7% de sua comunicação será verbal. 38%
não-verbal e 55% a simbólica, dizem. A maior porção será aquilo que o público
efetivamente ouve, que é diferente do que você diz, já que nem todos irão
pensar o mesmo que você pensou quando acharem que você disse aquilo que não
tinha a intenção de dizer. É simples assim. Na dúvida entre o verbal e o não-verbal,
as pessoas retêm o último. Diga "para cima" apontando para baixo e
irá entender.
Você não precisa ser artista para falar.
Nem para cantar, diria o karaokê. Esqueça a enciclopédia de informações. O
que fica é o tutano da mensagem, seus sentimentos e emoções. Seja você
mesmo, com seus temores, suores e tremores. Não se preocupe; até o pavão tem
pés horríveis. Reconheça suas fraquezas, mas direcione a adrenalina que elas
geram, ou jamais baterá aquele recorde que só se bate em público. O qual não
vai bater em você. A torcida torce mas não estrangula.

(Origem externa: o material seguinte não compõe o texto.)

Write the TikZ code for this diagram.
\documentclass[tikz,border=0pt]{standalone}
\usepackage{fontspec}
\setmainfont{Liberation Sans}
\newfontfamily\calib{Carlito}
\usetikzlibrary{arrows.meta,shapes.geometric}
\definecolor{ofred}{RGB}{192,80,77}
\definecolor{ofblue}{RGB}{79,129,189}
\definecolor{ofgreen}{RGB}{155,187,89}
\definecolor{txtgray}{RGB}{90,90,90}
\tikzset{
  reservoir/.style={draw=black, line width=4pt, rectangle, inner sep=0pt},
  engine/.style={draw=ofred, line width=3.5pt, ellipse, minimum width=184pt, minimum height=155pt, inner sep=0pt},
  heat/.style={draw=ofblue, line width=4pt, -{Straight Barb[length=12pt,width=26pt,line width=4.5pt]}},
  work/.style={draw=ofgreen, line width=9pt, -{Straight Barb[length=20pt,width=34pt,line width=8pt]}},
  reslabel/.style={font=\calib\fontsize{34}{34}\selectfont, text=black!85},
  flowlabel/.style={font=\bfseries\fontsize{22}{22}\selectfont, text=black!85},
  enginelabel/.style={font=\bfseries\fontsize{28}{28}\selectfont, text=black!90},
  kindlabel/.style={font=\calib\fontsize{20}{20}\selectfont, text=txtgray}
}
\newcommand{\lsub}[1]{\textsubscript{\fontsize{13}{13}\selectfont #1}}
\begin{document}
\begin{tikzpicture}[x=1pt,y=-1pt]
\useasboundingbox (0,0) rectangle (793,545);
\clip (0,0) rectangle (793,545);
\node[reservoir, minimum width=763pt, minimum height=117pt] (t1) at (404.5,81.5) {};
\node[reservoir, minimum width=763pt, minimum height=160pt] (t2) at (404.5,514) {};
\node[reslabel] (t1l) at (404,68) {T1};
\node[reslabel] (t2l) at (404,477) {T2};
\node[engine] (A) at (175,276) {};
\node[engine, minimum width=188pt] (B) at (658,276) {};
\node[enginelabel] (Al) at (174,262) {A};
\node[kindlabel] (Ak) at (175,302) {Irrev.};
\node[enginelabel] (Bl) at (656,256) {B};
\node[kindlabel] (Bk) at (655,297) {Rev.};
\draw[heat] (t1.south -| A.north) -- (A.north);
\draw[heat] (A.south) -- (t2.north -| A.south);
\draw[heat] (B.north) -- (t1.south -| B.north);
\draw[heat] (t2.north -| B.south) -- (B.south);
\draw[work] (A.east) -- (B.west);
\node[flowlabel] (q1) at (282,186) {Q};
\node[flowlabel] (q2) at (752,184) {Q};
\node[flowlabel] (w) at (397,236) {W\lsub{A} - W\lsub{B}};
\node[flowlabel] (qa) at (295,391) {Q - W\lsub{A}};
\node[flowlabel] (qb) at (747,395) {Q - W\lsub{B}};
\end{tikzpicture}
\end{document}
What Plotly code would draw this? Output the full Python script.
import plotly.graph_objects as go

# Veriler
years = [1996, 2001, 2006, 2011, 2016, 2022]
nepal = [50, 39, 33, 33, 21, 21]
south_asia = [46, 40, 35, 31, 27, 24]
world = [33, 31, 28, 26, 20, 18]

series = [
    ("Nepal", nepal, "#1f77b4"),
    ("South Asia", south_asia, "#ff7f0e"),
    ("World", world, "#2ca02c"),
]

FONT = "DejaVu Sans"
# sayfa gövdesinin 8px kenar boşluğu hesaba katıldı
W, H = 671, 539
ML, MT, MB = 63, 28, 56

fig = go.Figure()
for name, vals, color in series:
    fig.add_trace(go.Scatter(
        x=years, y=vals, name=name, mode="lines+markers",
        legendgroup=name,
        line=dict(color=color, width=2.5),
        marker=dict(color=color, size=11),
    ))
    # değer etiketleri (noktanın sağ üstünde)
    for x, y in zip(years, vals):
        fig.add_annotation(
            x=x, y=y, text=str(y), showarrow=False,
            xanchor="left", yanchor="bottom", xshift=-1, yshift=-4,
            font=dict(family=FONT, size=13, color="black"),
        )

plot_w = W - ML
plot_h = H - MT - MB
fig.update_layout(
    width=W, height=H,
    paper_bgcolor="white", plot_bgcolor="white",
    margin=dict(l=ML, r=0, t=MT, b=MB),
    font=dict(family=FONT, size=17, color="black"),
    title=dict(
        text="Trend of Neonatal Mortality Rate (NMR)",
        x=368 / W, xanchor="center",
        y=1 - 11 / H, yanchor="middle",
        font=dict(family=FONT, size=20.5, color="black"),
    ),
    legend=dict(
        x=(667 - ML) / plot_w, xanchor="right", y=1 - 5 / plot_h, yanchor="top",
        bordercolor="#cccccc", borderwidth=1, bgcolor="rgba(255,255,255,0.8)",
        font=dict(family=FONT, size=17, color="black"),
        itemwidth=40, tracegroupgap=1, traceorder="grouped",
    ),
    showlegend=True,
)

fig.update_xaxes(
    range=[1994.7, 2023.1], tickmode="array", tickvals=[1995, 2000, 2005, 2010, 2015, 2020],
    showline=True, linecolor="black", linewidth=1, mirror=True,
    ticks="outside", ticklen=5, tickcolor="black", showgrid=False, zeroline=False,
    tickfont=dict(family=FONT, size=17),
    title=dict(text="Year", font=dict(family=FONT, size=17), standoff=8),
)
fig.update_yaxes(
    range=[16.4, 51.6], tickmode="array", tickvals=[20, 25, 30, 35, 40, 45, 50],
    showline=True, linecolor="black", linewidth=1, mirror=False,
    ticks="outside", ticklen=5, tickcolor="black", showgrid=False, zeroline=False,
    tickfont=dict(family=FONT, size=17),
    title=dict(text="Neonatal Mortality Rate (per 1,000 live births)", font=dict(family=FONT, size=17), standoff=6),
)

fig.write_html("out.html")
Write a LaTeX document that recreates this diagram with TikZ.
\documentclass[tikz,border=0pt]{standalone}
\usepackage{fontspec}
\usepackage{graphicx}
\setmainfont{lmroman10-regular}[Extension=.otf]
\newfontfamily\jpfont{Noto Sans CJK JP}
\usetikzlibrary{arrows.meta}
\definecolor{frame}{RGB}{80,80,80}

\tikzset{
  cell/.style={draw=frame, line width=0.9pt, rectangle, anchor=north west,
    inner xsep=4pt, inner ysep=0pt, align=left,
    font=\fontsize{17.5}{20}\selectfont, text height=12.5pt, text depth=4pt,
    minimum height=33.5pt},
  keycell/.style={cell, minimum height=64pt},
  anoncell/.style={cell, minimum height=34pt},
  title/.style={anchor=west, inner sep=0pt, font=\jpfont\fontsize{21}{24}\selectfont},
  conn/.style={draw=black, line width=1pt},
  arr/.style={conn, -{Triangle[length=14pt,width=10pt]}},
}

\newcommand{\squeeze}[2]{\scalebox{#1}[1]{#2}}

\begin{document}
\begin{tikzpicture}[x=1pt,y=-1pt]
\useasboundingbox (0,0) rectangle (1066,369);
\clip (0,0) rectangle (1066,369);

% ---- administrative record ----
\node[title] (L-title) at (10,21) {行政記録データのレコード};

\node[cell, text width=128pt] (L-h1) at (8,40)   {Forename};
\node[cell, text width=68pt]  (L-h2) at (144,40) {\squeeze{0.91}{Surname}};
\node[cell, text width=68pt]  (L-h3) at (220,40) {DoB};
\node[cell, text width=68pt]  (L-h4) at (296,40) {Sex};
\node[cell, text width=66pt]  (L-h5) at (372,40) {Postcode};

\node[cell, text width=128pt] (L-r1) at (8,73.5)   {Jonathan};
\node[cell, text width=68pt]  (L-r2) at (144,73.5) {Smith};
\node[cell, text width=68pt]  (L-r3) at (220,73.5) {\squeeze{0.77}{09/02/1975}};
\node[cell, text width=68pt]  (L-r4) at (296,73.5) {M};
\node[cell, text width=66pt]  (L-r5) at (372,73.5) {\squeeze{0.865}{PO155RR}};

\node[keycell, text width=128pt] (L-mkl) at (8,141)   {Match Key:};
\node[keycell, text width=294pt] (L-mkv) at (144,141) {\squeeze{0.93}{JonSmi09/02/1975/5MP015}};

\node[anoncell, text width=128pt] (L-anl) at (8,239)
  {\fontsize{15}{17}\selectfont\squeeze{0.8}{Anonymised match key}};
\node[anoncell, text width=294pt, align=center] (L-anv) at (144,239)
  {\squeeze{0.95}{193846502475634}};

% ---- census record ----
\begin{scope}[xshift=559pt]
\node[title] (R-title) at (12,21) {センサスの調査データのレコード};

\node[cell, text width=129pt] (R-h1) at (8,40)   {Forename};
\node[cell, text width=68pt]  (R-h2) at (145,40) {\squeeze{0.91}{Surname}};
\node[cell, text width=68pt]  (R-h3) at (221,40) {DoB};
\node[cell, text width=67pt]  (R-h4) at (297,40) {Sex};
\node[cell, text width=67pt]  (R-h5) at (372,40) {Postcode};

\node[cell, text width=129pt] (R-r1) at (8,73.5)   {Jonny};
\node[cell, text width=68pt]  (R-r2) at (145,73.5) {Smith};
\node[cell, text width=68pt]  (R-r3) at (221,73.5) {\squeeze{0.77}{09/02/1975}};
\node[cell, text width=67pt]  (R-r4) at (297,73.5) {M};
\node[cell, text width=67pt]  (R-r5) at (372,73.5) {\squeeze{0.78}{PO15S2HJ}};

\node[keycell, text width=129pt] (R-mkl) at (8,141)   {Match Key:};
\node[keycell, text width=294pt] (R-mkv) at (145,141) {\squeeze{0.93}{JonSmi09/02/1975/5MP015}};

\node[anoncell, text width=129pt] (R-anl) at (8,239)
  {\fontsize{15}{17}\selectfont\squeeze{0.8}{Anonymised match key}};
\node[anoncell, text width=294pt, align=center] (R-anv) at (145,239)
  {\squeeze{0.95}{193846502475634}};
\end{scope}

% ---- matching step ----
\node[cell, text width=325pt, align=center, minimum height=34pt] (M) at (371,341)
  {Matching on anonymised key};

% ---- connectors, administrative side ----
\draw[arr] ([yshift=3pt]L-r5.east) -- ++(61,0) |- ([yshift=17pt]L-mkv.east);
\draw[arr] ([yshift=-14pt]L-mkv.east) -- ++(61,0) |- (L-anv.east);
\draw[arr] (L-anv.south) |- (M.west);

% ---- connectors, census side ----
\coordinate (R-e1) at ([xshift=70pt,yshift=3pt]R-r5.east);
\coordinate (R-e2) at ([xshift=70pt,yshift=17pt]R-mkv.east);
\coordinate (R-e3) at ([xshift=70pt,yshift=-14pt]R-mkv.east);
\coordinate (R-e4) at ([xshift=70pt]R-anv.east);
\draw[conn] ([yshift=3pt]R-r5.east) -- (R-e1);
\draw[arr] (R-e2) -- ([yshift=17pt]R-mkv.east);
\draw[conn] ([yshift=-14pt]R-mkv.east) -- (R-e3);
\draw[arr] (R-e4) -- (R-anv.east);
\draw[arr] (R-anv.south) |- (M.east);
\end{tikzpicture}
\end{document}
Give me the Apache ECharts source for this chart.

Momento crítico é a decolagem. Tanques
cheios, motores no máximo, peso demais, pista de menos. Pedindo o desastre. Por
isso, nos primeiros cinco minutos, pilote dentro de seus domínios. Fale de você,
de seus filhos, de seu time, de seu trabalho, de algo que seus cotovelos
falariam em piloto automático. Quando atingir uma altitude e atitude seguras,
aproe para seu tema em velocidade de cruzeiro. Relaxe.
Deu branco? Simples. Abra um parêntese e
fale de algo fora do branco ou enfatize o que acabou de dizer, até a
visibilidade voltar. Deixe uma última gota de adrenalina para o pouso, o
encerramento. Nessa hora é sempre bom colocar uma pitada de emoção. Mas
cuidado, para não fazer um pouso forçado como eu.
Foi numa palestra para gerentes do Banco
do Brasil. Filho de funcionário aposentado, falei emocionado de como o banco me
acompanhara desde a infância. De minha mãe, que insistia para eu trabalhar no
banco como o pai, o que o destino não me reservou. Naquela hora queria ligar
para ela, viúva, e dizer que o que ela queria agora acontecia. Eu trabalhava no
banco, pelo menos naquele momento. E foi o que disse à platéia para encerrar.
Ou quis dizer.
Porque a emoção aflorou, a garganta travou, os olhos se embebedaram
e ali, na frente de todos, eu chorei.